■ SHORT PROBLEM
Copy the material that follows word for word and omit its pictures.

■ DATASET SECTION

--- start ---

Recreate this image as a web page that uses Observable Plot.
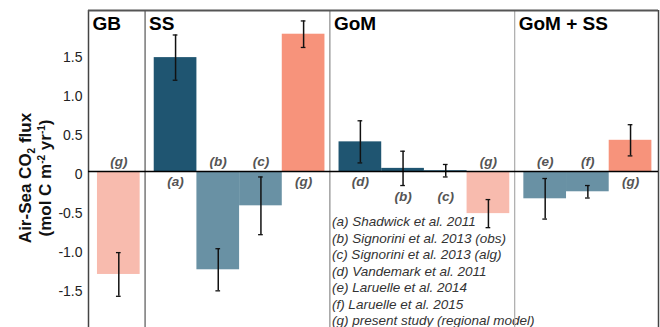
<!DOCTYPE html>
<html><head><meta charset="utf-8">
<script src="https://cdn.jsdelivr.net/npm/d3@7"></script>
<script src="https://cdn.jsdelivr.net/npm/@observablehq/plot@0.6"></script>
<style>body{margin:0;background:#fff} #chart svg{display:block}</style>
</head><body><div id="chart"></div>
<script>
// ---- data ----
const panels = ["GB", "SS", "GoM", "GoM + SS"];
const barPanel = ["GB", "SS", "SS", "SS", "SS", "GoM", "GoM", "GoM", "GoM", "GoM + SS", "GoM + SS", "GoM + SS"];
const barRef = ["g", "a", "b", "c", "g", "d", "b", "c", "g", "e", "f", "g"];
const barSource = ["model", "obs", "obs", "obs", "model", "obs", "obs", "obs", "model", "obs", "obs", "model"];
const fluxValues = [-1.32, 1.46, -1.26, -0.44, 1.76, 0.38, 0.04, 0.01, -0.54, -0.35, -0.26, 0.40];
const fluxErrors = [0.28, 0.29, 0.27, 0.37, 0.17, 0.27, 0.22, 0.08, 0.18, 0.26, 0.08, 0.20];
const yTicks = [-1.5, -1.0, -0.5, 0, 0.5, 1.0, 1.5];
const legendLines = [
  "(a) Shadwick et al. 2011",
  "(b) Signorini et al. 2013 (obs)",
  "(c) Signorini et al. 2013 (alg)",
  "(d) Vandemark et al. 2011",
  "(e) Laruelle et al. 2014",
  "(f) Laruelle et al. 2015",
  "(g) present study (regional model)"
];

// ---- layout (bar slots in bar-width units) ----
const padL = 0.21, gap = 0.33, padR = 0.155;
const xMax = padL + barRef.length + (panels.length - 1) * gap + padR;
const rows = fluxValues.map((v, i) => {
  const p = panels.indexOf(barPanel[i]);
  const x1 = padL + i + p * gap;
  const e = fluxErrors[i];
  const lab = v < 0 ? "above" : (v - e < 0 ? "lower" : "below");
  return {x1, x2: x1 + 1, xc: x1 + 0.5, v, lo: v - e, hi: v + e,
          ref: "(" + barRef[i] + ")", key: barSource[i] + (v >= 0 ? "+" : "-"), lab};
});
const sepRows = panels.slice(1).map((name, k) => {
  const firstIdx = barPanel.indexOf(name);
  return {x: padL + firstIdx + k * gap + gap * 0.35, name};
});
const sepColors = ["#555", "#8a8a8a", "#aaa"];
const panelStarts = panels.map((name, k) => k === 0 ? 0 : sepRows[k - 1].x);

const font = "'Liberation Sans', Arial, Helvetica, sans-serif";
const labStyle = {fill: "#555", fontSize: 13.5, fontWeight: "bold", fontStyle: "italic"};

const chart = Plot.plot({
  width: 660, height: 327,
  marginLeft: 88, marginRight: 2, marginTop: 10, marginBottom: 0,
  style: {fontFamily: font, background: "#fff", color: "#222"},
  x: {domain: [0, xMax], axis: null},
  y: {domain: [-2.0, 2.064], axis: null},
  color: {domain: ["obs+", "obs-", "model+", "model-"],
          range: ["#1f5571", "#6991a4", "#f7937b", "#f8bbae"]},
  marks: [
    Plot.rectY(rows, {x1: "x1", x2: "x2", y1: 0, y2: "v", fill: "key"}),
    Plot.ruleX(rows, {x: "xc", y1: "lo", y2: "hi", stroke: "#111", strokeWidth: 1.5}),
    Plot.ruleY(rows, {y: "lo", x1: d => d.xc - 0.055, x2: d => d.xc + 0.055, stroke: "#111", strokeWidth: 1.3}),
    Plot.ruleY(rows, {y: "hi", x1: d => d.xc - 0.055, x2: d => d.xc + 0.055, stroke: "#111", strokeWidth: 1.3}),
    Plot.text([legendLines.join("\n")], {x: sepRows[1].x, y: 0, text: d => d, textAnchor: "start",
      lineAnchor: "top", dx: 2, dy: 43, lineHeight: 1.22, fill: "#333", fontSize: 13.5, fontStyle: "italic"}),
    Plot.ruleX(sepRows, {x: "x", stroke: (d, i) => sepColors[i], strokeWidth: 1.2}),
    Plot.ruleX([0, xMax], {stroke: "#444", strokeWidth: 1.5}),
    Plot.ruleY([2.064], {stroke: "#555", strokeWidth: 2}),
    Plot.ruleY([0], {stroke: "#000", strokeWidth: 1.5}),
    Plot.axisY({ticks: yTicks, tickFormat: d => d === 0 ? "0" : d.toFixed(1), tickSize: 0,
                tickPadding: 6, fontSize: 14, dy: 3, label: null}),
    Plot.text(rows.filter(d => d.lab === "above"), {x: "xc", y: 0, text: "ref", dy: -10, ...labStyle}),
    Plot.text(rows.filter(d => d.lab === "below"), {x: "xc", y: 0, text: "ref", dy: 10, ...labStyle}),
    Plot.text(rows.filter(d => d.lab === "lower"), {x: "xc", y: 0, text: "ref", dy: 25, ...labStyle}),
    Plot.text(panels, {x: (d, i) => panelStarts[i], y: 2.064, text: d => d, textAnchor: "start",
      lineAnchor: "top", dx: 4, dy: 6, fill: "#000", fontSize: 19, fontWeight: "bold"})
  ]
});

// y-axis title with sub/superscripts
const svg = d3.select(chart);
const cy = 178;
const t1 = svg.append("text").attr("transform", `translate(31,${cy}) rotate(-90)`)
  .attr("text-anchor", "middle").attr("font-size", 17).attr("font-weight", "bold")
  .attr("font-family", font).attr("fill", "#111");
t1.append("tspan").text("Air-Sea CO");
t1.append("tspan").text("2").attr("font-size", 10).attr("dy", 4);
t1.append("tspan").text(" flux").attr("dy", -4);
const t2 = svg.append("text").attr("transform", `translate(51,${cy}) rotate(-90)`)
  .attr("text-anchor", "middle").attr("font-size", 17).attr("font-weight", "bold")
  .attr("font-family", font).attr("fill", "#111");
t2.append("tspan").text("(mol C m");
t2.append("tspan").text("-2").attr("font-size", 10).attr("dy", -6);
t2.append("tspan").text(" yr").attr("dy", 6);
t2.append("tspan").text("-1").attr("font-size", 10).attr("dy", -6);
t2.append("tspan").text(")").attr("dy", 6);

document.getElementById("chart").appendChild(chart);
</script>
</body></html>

--- end ---

■ THE RESPONSE
Recreate this image as a web page that uses Observable Plot.
<!DOCTYPE html>
<html><head><meta charset="utf-8">
<script src="https://cdn.jsdelivr.net/npm/d3@7"></script>
<script src="https://cdn.jsdelivr.net/npm/@observablehq/plot@0.6"></script>
<style>body{margin:0;background:#fff} #chart svg{display:block}</style>
</head><body><div id="chart"></div>
<script>
// ---- data ----
const panels = ["GB", "SS", "GoM", "GoM + SS"];
const barPanel = ["GB", "SS", "SS", "SS", "SS", "GoM", "GoM", "GoM", "GoM", "GoM + SS", "GoM + SS", "GoM + SS"];
const barRef = ["g", "a", "b", "c", "g", "d", "b", "c", "g", "e", "f", "g"];
const barSource = ["model", "obs", "obs", "obs", "model", "obs", "obs", "obs", "model", "obs", "obs", "model"];
const fluxValues = [-1.32, 1.46, -1.26, -0.44, 1.76, 0.38, 0.04, 0.01, -0.54, -0.35, -0.26, 0.40];
const fluxErrors = [0.28, 0.29, 0.27, 0.37, 0.17, 0.27, 0.22, 0.08, 0.18, 0.26, 0.08, 0.20];
const yTicks = [-1.5, -1.0, -0.5, 0, 0.5, 1.0, 1.5];
const legendLines = [
  "(a) Shadwick et al. 2011",
  "(b) Signorini et al. 2013 (obs)",
  "(c) Signorini et al. 2013 (alg)",
  "(d) Vandemark et al. 2011",
  "(e) Laruelle et al. 2014",
  "(f) Laruelle et al. 2015",
  "(g) present study (regional model)"
];

// ---- layout (bar slots in bar-width units) ----
const padL = 0.21, gap = 0.33, padR = 0.155;
const xMax = padL + barRef.length + (panels.length - 1) * gap + padR;
const rows = fluxValues.map((v, i) => {
  const p = panels.indexOf(barPanel[i]);
  const x1 = padL + i + p * gap;
  const e = fluxErrors[i];
  const lab = v < 0 ? "above" : (v - e < 0 ? "lower" : "below");
  return {x1, x2: x1 + 1, xc: x1 + 0.5, v, lo: v - e, hi: v + e,
          ref: "(" + barRef[i] + ")", key: barSource[i] + (v >= 0 ? "+" : "-"), lab};
});
const sepRows = panels.slice(1).map((name, k) => {
  const firstIdx = barPanel.indexOf(name);
  return {x: padL + firstIdx + k * gap + gap * 0.35, name};
});
const sepColors = ["#555", "#8a8a8a", "#aaa"];
const panelStarts = panels.map((name, k) => k === 0 ? 0 : sepRows[k - 1].x);

const font = "'Liberation Sans', Arial, Helvetica, sans-serif";
const labStyle = {fill: "#555", fontSize: 13.5, fontWeight: "bold", fontStyle: "italic"};

const chart = Plot.plot({
  width: 660, height: 327,
  marginLeft: 88, marginRight: 2, marginTop: 10, marginBottom: 0,
  style: {fontFamily: font, background: "#fff", color: "#222"},
  x: {domain: [0, xMax], axis: null},
  y: {domain: [-2.0, 2.064], axis: null},
  color: {domain: ["obs+", "obs-", "model+", "model-"],
          range: ["#1f5571", "#6991a4", "#f7937b", "#f8bbae"]},
  marks: [
    Plot.rectY(rows, {x1: "x1", x2: "x2", y1: 0, y2: "v", fill: "key"}),
    Plot.ruleX(rows, {x: "xc", y1: "lo", y2: "hi", stroke: "#111", strokeWidth: 1.5}),
    Plot.ruleY(rows, {y: "lo", x1: d => d.xc - 0.055, x2: d => d.xc + 0.055, stroke: "#111", strokeWidth: 1.3}),
    Plot.ruleY(rows, {y: "hi", x1: d => d.xc - 0.055, x2: d => d.xc + 0.055, stroke: "#111", strokeWidth: 1.3}),
    Plot.text([legendLines.join("\n")], {x: sepRows[1].x, y: 0, text: d => d, textAnchor: "start",
      lineAnchor: "top", dx: 2, dy: 43, lineHeight: 1.22, fill: "#333", fontSize: 13.5, fontStyle: "italic"}),
    Plot.ruleX(sepRows, {x: "x", stroke: (d, i) => sepColors[i], strokeWidth: 1.2}),
    Plot.ruleX([0, xMax], {stroke: "#444", strokeWidth: 1.5}),
    Plot.ruleY([2.064], {stroke: "#555", strokeWidth: 2}),
    Plot.ruleY([0], {stroke: "#000", strokeWidth: 1.5}),
    Plot.axisY({ticks: yTicks, tickFormat: d => d === 0 ? "0" : d.toFixed(1), tickSize: 0,
                tickPadding: 6, fontSize: 14, dy: 3, label: null}),
    Plot.text(rows.filter(d => d.lab === "above"), {x: "xc", y: 0, text: "ref", dy: -10, ...labStyle}),
    Plot.text(rows.filter(d => d.lab === "below"), {x: "xc", y: 0, text: "ref", dy: 10, ...labStyle}),
    Plot.text(rows.filter(d => d.lab === "lower"), {x: "xc", y: 0, text: "ref", dy: 25, ...labStyle}),
    Plot.text(panels, {x: (d, i) => panelStarts[i], y: 2.064, text: d => d, textAnchor: "start",
      lineAnchor: "top", dx: 4, dy: 6, fill: "#000", fontSize: 19, fontWeight: "bold"})
  ]
});

// y-axis title with sub/superscripts
const svg = d3.select(chart);
const cy = 178;
const t1 = svg.append("text").attr("transform", `translate(31,${cy}) rotate(-90)`)
  .attr("text-anchor", "middle").attr("font-size", 17).attr("font-weight", "bold")
  .attr("font-family", font).attr("fill", "#111");
t1.append("tspan").text("Air-Sea CO");
t1.append("tspan").text("2").attr("font-size", 10).attr("dy", 4);
t1.append("tspan").text(" flux").attr("dy", -4);
const t2 = svg.append("text").attr("transform", `translate(51,${cy}) rotate(-90)`)
  .attr("text-anchor", "middle").attr("font-size", 17).attr("font-weight", "bold")
  .attr("font-family", font).attr("fill", "#111");
t2.append("tspan").text("(mol C m");
t2.append("tspan").text("-2").attr("font-size", 10).attr("dy", -6);
t2.append("tspan").text(" yr").attr("dy", 6);
t2.append("tspan").text("-1").attr("font-size", 10).attr("dy", -6);
t2.append("tspan").text(")").attr("dy", 6);

document.getElementById("chart").appendChild(chart);
</script>
</body></html>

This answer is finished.